Further, it is imperative to recognize that consent cannot be assumed based on the marital status of individuals and for that reason, no one should endure abuse under the guise of matrimony. Sexual violence in marriage has a history as long as the institution of marriage itself. But for millennia, marital rape, like other forms of sexual assault, was considered a private trouble, not a public issue.
Early rape laws defined the assault as a property crime against the husband or father whose wife or daughter was “defiled.” From the British Common Law to the Qing dynasty in China (1987), it was considered a violation of a woman`s chastity; again, not possible in the context of marriage-sanctioned rape.
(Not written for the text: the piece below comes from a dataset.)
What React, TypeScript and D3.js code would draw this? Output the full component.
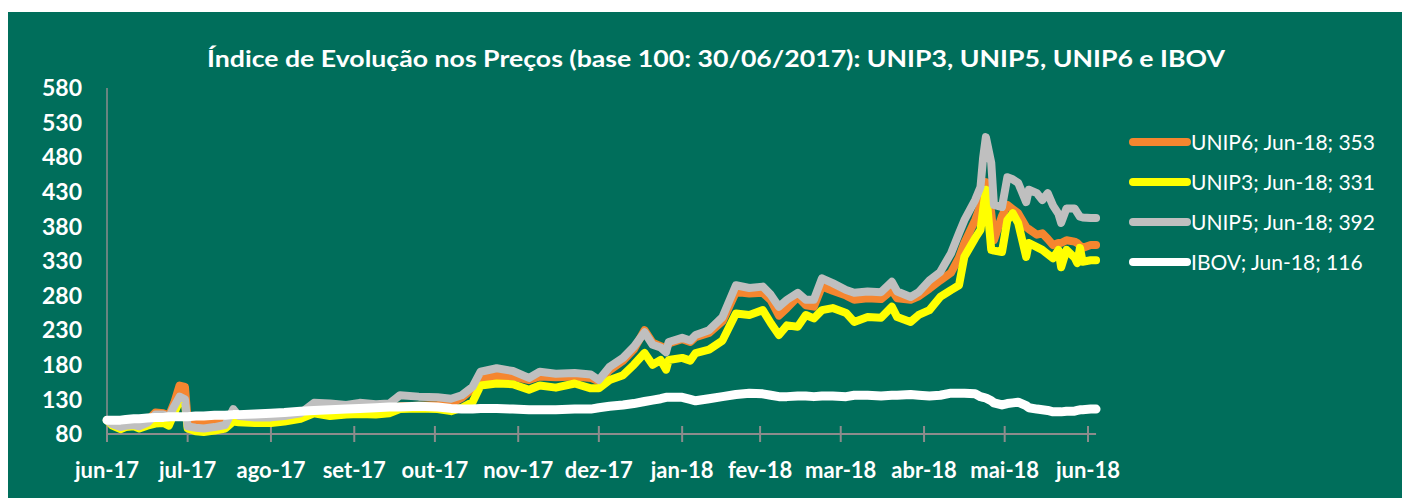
import React, { useEffect, useRef } from 'react';
import * as d3 from 'd3';

// datas (aprox.)
const dates = [
  '2017-06-30', '2017-07-02', '2017-07-05', '2017-07-07', '2017-07-10', '2017-07-12', '2017-07-15',
  '2017-07-18', '2017-07-21', '2017-07-23', '2017-07-25', '2017-07-27', '2017-07-29', '2017-07-30',
  '2017-08-02', '2017-08-05', '2017-08-09', '2017-08-13', '2017-08-16', '2017-08-18', '2017-08-24',
  '2017-08-30', '2017-09-04', '2017-09-10', '2017-09-15', '2017-09-21', '2017-09-27', '2017-10-02',
  '2017-10-08', '2017-10-13', '2017-10-17', '2017-10-24', '2017-10-31', '2017-11-05', '2017-11-09',
  '2017-11-13', '2017-11-16', '2017-11-22', '2017-11-28', '2017-12-04', '2017-12-08', '2017-12-14',
  '2017-12-21', '2017-12-27', '2017-12-30', '2018-01-03', '2018-01-08', '2018-01-12', '2018-01-16',
  '2018-01-19', '2018-01-22', '2018-01-24', '2018-01-25', '2018-01-30', '2018-02-02', '2018-02-04',
  '2018-02-09', '2018-02-14', '2018-02-19', '2018-02-24', '2018-03-01', '2018-03-04', '2018-03-07',
  '2018-03-10', '2018-03-14', '2018-03-17', '2018-03-20', '2018-03-23', '2018-03-27', '2018-04-01',
  '2018-04-04', '2018-04-09', '2018-04-14', '2018-04-18', '2018-04-20', '2018-04-25', '2018-04-28',
  '2018-05-02', '2018-05-06', '2018-05-10', '2018-05-13', '2018-05-15', '2018-05-19', '2018-05-21',
  '2018-05-22', '2018-05-23', '2018-05-25', '2018-05-26', '2018-05-29', '2018-05-31', '2018-06-02',
  '2018-06-04', '2018-06-07', '2018-06-08', '2018-06-11', '2018-06-13', '2018-06-15', '2018-06-17',
  '2018-06-19', '2018-06-20', '2018-06-22', '2018-06-25', '2018-06-26', '2018-06-27', '2018-06-28',
  '2018-07-01', '2018-07-03',
];

const unip6 = [
  100, 96, 94, 95, 96, 94, 99,
  111, 110, 106, 125, 150, 148, 100,
  98, 97, 98, 100, 110, 104, 103,
  103, 104, 108, 115, 116, 114, 116,
  115, 117, 120, 121, 122, 124, 132,
  145, 160, 164, 163, 158, 163, 162,
  163, 161, 156, 172, 186, 202, 230,
  212, 207, 203, 211, 217, 213, 220,
  226, 243, 285, 283, 284, 273, 251,
  262, 278, 266, 264, 293, 287, 280,
  274, 276, 275, 288, 276, 274, 279,
  290, 302, 313, 335, 356, 389, 410,
  437, 444, 400, 360, 395, 411, 405,
  399, 379, 376, 368, 370, 362, 353,
  356, 356, 360, 358, 356, 352, 349,
  353, 353,
];

const unip3 = [
  100, 92, 87, 90, 91, 88, 92,
  95, 96, 92, 110, 128, 125, 88,
  84, 83, 85, 88, 98, 97, 96,
  96, 98, 102, 110, 106, 108, 109,
  108, 110, 116, 117, 116, 113, 118,
  126, 150, 153, 152, 144, 150, 147,
  153, 146, 146, 158, 165, 180, 197,
  180, 187, 173, 187, 190, 186, 197,
  202, 215, 254, 252, 259, 240, 223,
  237, 235, 252, 247, 259, 262, 255,
  242, 249, 248, 264, 249, 242, 252,
  259, 278, 288, 295, 336, 363, 375,
  405, 433, 346, 345, 343, 389, 399,
  385, 336, 356, 350, 346, 340, 334,
  346, 321, 346, 335, 327, 349, 329,
  331, 331,
];

const unip5 = [
  100, 94, 90, 92, 93, 91, 96,
  108, 108, 104, 120, 134, 130, 91,
  89, 88, 90, 93, 116, 106, 104,
  104, 106, 110, 125, 124, 122, 125,
  123, 124, 136, 134, 133, 131, 136,
  148, 170, 175, 171, 161, 170, 167,
  168, 166, 158, 177, 190, 206, 227,
  209, 205, 198, 213, 219, 215, 223,
  230, 249, 295, 291, 293, 281, 264,
  274, 284, 274, 274, 305, 298, 288,
  284, 286, 285, 300, 286, 278, 285,
  302, 314, 341, 370, 389, 418, 437,
  480, 509, 472, 411, 408, 451, 448,
  443, 415, 433, 428, 418, 428, 410,
  398, 385, 406, 406, 400, 394, 393,
  392, 392,
];

const ibov = [
  100, 100, 100, 101, 102, 102, 103,
  104, 104, 105, 105, 105, 105, 105,
  106, 106, 107, 107, 108, 108, 109,
  110, 111, 113, 114, 115, 116, 117,
  118, 119, 119, 120, 119, 117, 116,
  116, 117, 117, 116, 115, 115, 115,
  116, 116, 118, 120, 122, 124, 127,
  129, 131, 133, 133, 133, 130, 128,
  131, 134, 137, 139, 138, 136, 134,
  134, 135, 135, 134, 135, 135, 134,
  136, 136, 135, 136, 136, 137, 136,
  135, 136, 139, 139, 139, 138, 134,
  133, 132, 128, 125, 122, 124, 125,
  126, 121, 118, 116, 115, 114, 112,
  112, 112, 113, 113, 114, 115, 115,
  116, 116,
];

const seriesNames = ['UNIP6', 'UNIP3', 'UNIP5', 'IBOV'];
const seriesColors = ['#F5862F', '#FFFF00', '#BFBFBF', '#FFFFFF'];
const legendLabels = ['UNIP6; Jun-18; 353', 'UNIP3; Jun-18; 331', 'UNIP5; Jun-18; 392', 'IBOV; Jun-18; 116'];

const tickDates = [
  '2017-06-30', '2017-07-30', '2017-08-30', '2017-09-30', '2017-10-30', '2017-11-30', '2017-12-30',
  '2018-01-30', '2018-02-28', '2018-03-30', '2018-04-30', '2018-05-30', '2018-06-30',
];
const tickLabels = [
  'jun-17', 'jul-17', 'ago-17', 'set-17', 'out-17', 'nov-17', 'dez-17',
  'jan-18', 'fev-18', 'mar-18', 'abr-18', 'mai-18', 'jun-18',
];
const yTicks = [80, 130, 180, 230, 280, 330, 380, 430, 480, 530, 580];

const TITLE = 'Índice de Evolução nos Preços (base 100: 30/06/2017): UNIP3, UNIP5, UNIP6 e IBOV';
const FONT = 'Lato, "Open Sans", "Liberation Sans", sans-serif';

const parse = d3.timeParse('%Y-%m-%d');

const App = () => {
  const ref = useRef<SVGSVGElement>(null);

  useEffect(() => {
    const svg = d3.select(ref.current);
    svg.selectAll('*').remove();

    svg.append('rect')
      .attr('x', 8).attr('y', 12)
      .attr('width', 1394).attr('height', 486)
      .attr('fill', '#006E5B');

    const x = d3.scaleTime()
      .domain([parse('2017-06-30')!, parse('2018-06-30')!])
      .range([107, 1088]);
    const y = d3.scaleLinear().domain([80, 580]).range([434, 88]);

    svg.append('text')
      .attr('x', 716).attr('y', 67)
      .attr('text-anchor', 'middle')
      .attr('fill', '#fff')
      .attr('font-family', FONT)
      .attr('font-weight', 'bold')
      .attr('font-size', 23)
      .attr('textLength', 1018)
      .attr('lengthAdjust', 'spacingAndGlyphs')
      .text(TITLE);

    // eixo y
    svg.append('line')
      .attr('x1', 107).attr('x2', 107)
      .attr('y1', y(580)).attr('y2', y(80))
      .attr('stroke', '#8C8C8C').attr('stroke-width', 1.5);

    svg.append('g')
      .selectAll('text')
      .data(yTicks)
      .enter()
      .append('text')
      .attr('x', 82)
      .attr('y', d => y(d))
      .attr('dy', '0.36em')
      .attr('text-anchor', 'end')
      .attr('fill', '#fff')
      .attr('font-family', FONT)
      .attr('font-weight', 'bold')
      .attr('font-size', 23)
      .text(d => d);

    // eixo x
    const lastDate = parse(dates[dates.length - 1])!;
    svg.append('line')
      .attr('x1', 107).attr('x2', x(lastDate))
      .attr('y1', y(80)).attr('y2', y(80))
      .attr('stroke', '#8C8C8C').attr('stroke-width', 2);

    const ticks = svg.append('g');
    ticks.selectAll('line')
      .data(tickDates)
      .enter()
      .append('line')
      .attr('x1', d => x(parse(d)!)).attr('x2', d => x(parse(d)!))
      .attr('y1', y(80) - 8).attr('y2', y(80) + 8)
      .attr('stroke', '#8C8C8C').attr('stroke-width', 2);
    ticks.selectAll('text')
      .data(tickDates)
      .enter()
      .append('text')
      .attr('x', d => x(parse(d)!))
      .attr('y', 478)
      .attr('text-anchor', 'middle')
      .attr('fill', '#fff')
      .attr('font-family', FONT)
      .attr('font-weight', 'bold')
      .attr('font-size', 22)
      .text((d, i) => tickLabels[i]);

    // series
    const all = [unip6, unip3, unip5, ibov];
    const line = d3.line<number>()
      .x((d, i) => x(parse(dates[i])!))
      .y(d => y(d));

    all.forEach((values, i) => {
      svg.append('path')
        .datum(values)
        .attr('fill', 'none')
        .attr('stroke', seriesColors[i])
        .attr('stroke-width', i === 3 ? 9 : 8)
        .attr('stroke-linejoin', 'round')
        .attr('stroke-linecap', 'round')
        .attr('d', line);
    });

    // legenda
    const legend = svg.append('g')
      .selectAll('g')
      .data(seriesNames)
      .enter()
      .append('g')
      .attr('transform', (d, i) => `translate(0,${142 + i * 40})`);
    legend.append('line')
      .attr('x1', 1133).attr('x2', 1187)
      .attr('stroke', (d, i) => seriesColors[i])
      .attr('stroke-width', 8)
      .attr('stroke-linecap', 'round');
    legend.append('text')
      .attr('x', 1191)
      .attr('dy', '0.36em')
      .attr('fill', '#fff')
      .attr('font-family', FONT)
      .attr('font-size', 21)
      .text((d, i) => legendLabels[i]);
  }, []);

  return (
    <svg
      ref={ref}
      width={1402}
      height={498}
      style={{ position: 'absolute', left: 0, top: 0 }}
    />
  );
};

export default App;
This ideology of permanent, irrevocable consent pervaded legal and cultural conceptualizations of marriage and forced sex within it. In the U.S., for example, this ideology has global resonance, not because people on many continents were influenced, but because control of women`s bodies through marriage is foundational to patriarchy.
The World Health Organization estimates in May 2022 show that, in sub-Saharan Africa, almost one in three women (30 per cent) fifteen to forty-five years of age have experienced sexual violence from a male intimate partner, at least once in their lifetime. This evidence-based analysis has increased critical interventions to challenge and transform gender norms.
Regardless of the traditional context, however, attitudes are shifting in all cultures. At this point in the 21st century, changing attitudes towards marital rape, like; firstly, the idea that women’s rights are human rights is no longer a radical or fringe perspective. In fact, sexual violence in marriage has been successfully used as grounds for seeking asylum in the U.S and Canada. Secondly, marital rape brings to the forefront the global HIV/Aids pandemic.
Husbands have infected large numbers of women, particularly in sub-Saharan Africa. The lack of the ability to deny sex—or even ask for sex with a condom—can be life-threatening for women and their children. Public health policy and practice is increasingly cognizant of the damage marital rape does.
International human rights standards emphasize the right to be free from violence, irrespective of gender or marital status. Uganda’s proposed Marriage bill should therefore provide for a clause criminalizing marital rape so that Uganda’s legal framework reinforces commitment to equality and justice and is aligned with the international instruments that we have ratified.
In the absence of legal consequences, marital rape perpetuates a harmful notion that consent is irrevocable once vows are exchanged. This outdated perspective not only violates the principles of autonomy and bodily integrity but also sustains an environment where survivors are hesitant to report abuse. In Uganda’s case, the legislator did in fact advise wives who are raped by their husbands to report to the police.
Again, reporting to police will yield no justice for victims because, in accordance to Uganda’s Constitution and other global legal jurisdictions, no citizen can report a crime that is not prescribed by law.
The prohibition of marital rape within the legal framework is not only a matter of justice for individual survivors but a crucial step towards building a society grounded in equality, respect and the protection of fundamental human rights.